The classical MG methods need to cycle between fine and coarse grids. A cascadic multigrid (CMG) method, which is a more straightforward multilevel method without coarse-grid correction, was proposed by Bornemann and Deuflhard [47]. Based on the Richardson extrapolation and CMG method, an EXCMG method was presented to solve the symmetric positive definite (SPD) linear systems arising from the finite element or finite difference discretization of 2D/3D elliptic equations [42], [43], [44]. Recently, a fast cell-centered MG solver based on a finite volume scheme was developed to treat 3D anisotropic diffusion problems with discontinuous coefficients [48]. However, the existing EXCMG method is mainly suitable for solving the SPD linear systems on uniform grids. As far as we know, it has not yet been applied to solve 3D convection–diffusion problems with boundary/interior layers.
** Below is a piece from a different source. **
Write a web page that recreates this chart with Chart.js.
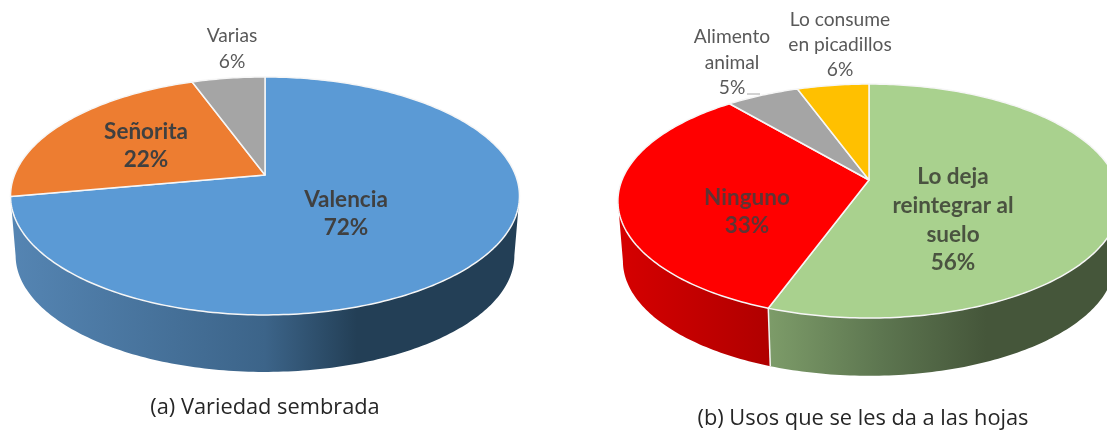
<!DOCTYPE html>
<html>
<head>
<meta charset="utf-8">
<title>Variedad sembrada y usos de las hojas</title>
<script src="https://cdn.jsdelivr.net/npm/chart.js@4"></script>
<style>
  html, body { margin: 0; padding: 0; background: #fff; overflow: hidden; }
  #wrap { position: relative; width: 1107px; height: 432px; filter: blur(0.45px); }
  canvas { position: absolute; left: 0; top: 0; }
</style>
</head>
<body>
<div id="wrap">
  <canvas id="chartA" width="1107" height="432"></canvas>
  <canvas id="chartB" width="1107" height="432"></canvas>
</div>
<script>
// data
const categoriesA = ["Valencia", "Señorita", "Varias"];
const valuesA = [72.1, 22.4, 5.5];
const percentLabelsA = ["72%", "22%", "6%"];
const captionA = "(a) Variedad sembrada";

const categoriesB = ["Lo deja reintegrar al suelo", "Ninguno", "Alimento animal", "Lo consume en picadillos"];
const valuesB = [55.5, 33.4, 5.6, 5.5];
const percentLabelsB = ["56%", "33%", "5%", "6%"];
const captionB = "(b) Usos que se les da a las hojas";

const colorsA = ["#5b9ad5", "#ed7d31", "#a5a5a5"];
const colorsB = ["#a9d18e", "#ff0000", "#a5a5a5", "#ffc000"];

const linesA = [["Valencia"], ["Señorita"], ["Varias"]];
const linesB = [["Lo deja", "reintegrar al", "suelo"], ["Ninguno"], ["Alimento", "animal"], ["Lo consume", "en picadillos"]];

// homography of the unit disc: apex, half axes, perspective
const viewA = {
  cx: 265, cy: 175, b: 250.5, a: 115.3, k: 0.176, depth: 59.8, shrink: 0.98,
  wall: [[["0", "#5585b3"], ["0.5", "#3c6489"], ["0.68", "#233f56"], ["1", "#233f56"]]],
  wallX: [10, 520],
  labels: [
    { x: 346, y: 199.5, step: 28.5, bold: true, size: 22.5, color: "#404040" },
    { x: 146, y: 132, step: 27.5, bold: true, size: 22.5, color: "#404040" },
    { x: 232, y: 36, step: 26, bold: false, size: 19.2, color: "#595959" }
  ],
  caption: { x: 265, y: 408 }
};
const viewB = {
  cx: 869, cy: 180, b: 247, a: 113.2, k: 0.18, depth: 60.5, shrink: 0.98,
  wall: [
    [["0", "#7d9c69"], ["0.32", "#5d7650"], ["0.62", "#45563a"], ["1", "#45563a"]],
    [["0", "#d60000"], ["1", "#b00000"]]
  ],
  wallX: [[768, 1120], [618, 768]],
  labels: [
    { x: 953, y: 177, step: 28.7, bold: true, size: 22.5, color: "#4a5340" },
    { x: 747, y: 197.5, step: 28, bold: true, size: 22.5, color: "#5f3434" },
    { x: 732, y: 37, step: 25.5, bold: false, size: 19.2, color: "#595959" },
    { x: 840, y: 20, step: 25, bold: false, size: 19.2, color: "#595959" }
  ],
  caption: { x: 863, y: 419 },
  leader: [747, 94, 760, 94]
};

const project = (view, turn, scale, dy) => {
  const u = Math.sin(turn), v = Math.cos(turn);
  const w = 1 + view.k * v;
  return [view.cx + scale * view.b * u / w, view.cy + dy - scale * view.a * v / w];
};

const arcPoints = (view, start, end, scale, dy) => {
  const pts = [];
  const steps = Math.max(8, Math.ceil((end - start) * 60));
  for (let i = 0; i <= steps; i++) {
    pts.push(project(view, start + (end - start) * i / steps, scale, dy));
  }
  return pts;
};

const tracePath = (ctx, pts) => {
  ctx.beginPath();
  pts.forEach((p, i) => i ? ctx.lineTo(p[0], p[1]) : ctx.moveTo(p[0], p[1]));
  ctx.closePath();
};

const makeWallFill = (ctx, stops, x0, x1) => {
  const grad = ctx.createLinearGradient(x0, 0, x1, 0);
  stops.forEach(s => grad.addColorStop(parseFloat(s[0]), s[1]));
  return grad;
};

const pie3d = {
  id: "pie3d",
  beforeDatasetsDraw(chart, args, opts) {
    const ctx = chart.ctx;
    const view = opts.view;
    const arcs = chart.getDatasetMeta(0).data;
    // arc elements start at -PI/2, turn is measured clockwise from the top
    const turns = arcs.map(arc => {
      const p = arc.getProps(["startAngle", "endAngle"], true);
      return [p.startAngle + Math.PI / 2, p.endAngle + Math.PI / 2];
    });
    // the disc is widest where v = -k, the wall only shows between those two turns
    const frontStart = Math.acos(-view.k);
    const frontEnd = 2 * Math.PI - frontStart;

    ctx.save();
    view.wall.forEach((stops, i) => {
      const s = Math.max(turns[i][0], frontStart);
      const e = Math.min(turns[i][1], frontEnd);
      const top = arcPoints(view, s, e, 1, 0);
      const low = arcPoints(view, s, e, view.shrink, view.depth).reverse();
      const range = Array.isArray(view.wallX[0]) ? view.wallX[i] : view.wallX;
      ctx.fillStyle = makeWallFill(ctx, stops, range[0], range[1]);
      tracePath(ctx, top.concat(low));
      ctx.fill();
    });
    if (view.wall.length > 1) {
      const t = turns[0][1];
      const p0 = project(view, t, 1, 0), p1 = project(view, t, view.shrink, view.depth);
      ctx.strokeStyle = "#f4f4f4";
      ctx.lineWidth = 1.5;
      ctx.beginPath();
      ctx.moveTo(p0[0], p0[1]);
      ctx.lineTo(p1[0], p1[1]);
      ctx.stroke();
    }

    // top face
    turns.forEach((t, i) => {
      tracePath(ctx, [[view.cx, view.cy]].concat(arcPoints(view, t[0], t[1], 1, 0)));
      ctx.fillStyle = chart.data.datasets[0].backgroundColor[i];
      ctx.fill();
      ctx.strokeStyle = "#f6f6f6";
      ctx.lineWidth = 1.5;
      ctx.lineJoin = "round";
      ctx.stroke();
    });

    if (view.leader) {
      ctx.strokeStyle = "#a6a6a6";
      ctx.lineWidth = 1;
      ctx.beginPath();
      ctx.moveTo(view.leader[0], view.leader[1]);
      ctx.lineTo(view.leader[2], view.leader[3]);
      ctx.stroke();
    }

    // data labels
    ctx.textAlign = "center";
    ctx.textBaseline = "middle";
    opts.lines.forEach((lines, i) => {
      const lab = view.labels[i];
      ctx.font = (lab.bold ? "bold " : "") + lab.size + "px Lato";
      ctx.fillStyle = lab.color;
      lines.concat(opts.percents[i]).forEach((txt, j) => ctx.fillText(txt, lab.x, lab.y + j * lab.step));
    });

    ctx.font = "21.8px 'Open Sans'";
    ctx.fillStyle = "#262626";
    ctx.fillText(opts.caption, view.caption.x, view.caption.y);
    ctx.restore();
    return false;
  }
};

const makePie = (id, labels, values, colors, lines, percents, caption, view) => new Chart(document.getElementById(id), {
  type: "pie",
  data: { labels: labels, datasets: [{ data: values, backgroundColor: colors, borderWidth: 0 }] },
  options: {
    responsive: false,
    animation: false,
    plugins: {
      legend: { display: false },
      tooltip: { enabled: false },
      pie3d: { view: view, lines: lines, percents: percents, caption: caption }
    }
  },
  plugins: [pie3d]
});

document.fonts.load("bold 20px Lato").then(() => document.fonts.load("17px 'Open Sans'")).finally(() => {
  makePie("chartA", categoriesA, valuesA, colorsA, linesA, percentLabelsA, captionA, viewA);
  makePie("chartB", categoriesB, valuesB, colorsB, linesB, percentLabelsB, captionB, viewB);
});
</script>
</body>
</html>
This paper proposes a generalized EXCMG (noted as gEXCMG) method combined with HOC finite difference schemes to solve 3D large-scale anisotropic and steady convection–diffusion equations on nonuniform rectilinear grids. Unlike the existing EXCMG methods on uniform grids, the new gEXCMG method can efficiently handle nonuniform grids and problems with large local gradients or boundary/interior layers. For nonuniform grids, based on the sixth-order Lagrange interpolation and completed Richardson extrapolation, we use HOC finite difference solutions at coarse grids to provide a good initial guess for the preconditioned BiCGStab smoother, which can significantly reduce the number of iterations required for each level of grids.
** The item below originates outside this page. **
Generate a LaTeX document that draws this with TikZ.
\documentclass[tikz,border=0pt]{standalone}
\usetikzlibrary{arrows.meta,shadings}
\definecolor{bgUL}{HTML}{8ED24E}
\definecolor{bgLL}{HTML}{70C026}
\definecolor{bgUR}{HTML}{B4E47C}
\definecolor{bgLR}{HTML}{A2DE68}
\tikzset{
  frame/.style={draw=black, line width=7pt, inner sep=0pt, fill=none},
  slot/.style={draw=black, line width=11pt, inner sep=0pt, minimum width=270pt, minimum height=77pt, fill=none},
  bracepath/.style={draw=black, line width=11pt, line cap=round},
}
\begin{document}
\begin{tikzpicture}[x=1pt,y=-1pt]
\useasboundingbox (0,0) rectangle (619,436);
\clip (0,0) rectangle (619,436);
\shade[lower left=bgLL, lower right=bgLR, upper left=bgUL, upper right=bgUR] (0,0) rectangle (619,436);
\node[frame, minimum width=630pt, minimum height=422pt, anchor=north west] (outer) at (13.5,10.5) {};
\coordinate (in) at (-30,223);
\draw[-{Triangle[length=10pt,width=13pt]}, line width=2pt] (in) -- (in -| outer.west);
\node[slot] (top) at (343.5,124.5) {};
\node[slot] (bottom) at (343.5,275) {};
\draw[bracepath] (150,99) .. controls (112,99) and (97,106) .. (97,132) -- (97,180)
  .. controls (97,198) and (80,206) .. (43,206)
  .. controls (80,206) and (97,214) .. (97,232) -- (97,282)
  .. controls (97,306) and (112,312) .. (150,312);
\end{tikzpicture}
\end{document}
The structure of the paper is as follows. In Section 2, we briefly review the HOC finite difference schemes for 3D diagonal anisotropic convection–diffusion equations on nonuniform rectilinear grids. We explain the principle of the gEXCMG method in detail in Section 3. In Section 4, we verify the proposed gEXCMG algorithm on four numerical experiments. Finally, the conclusions are given in the last section.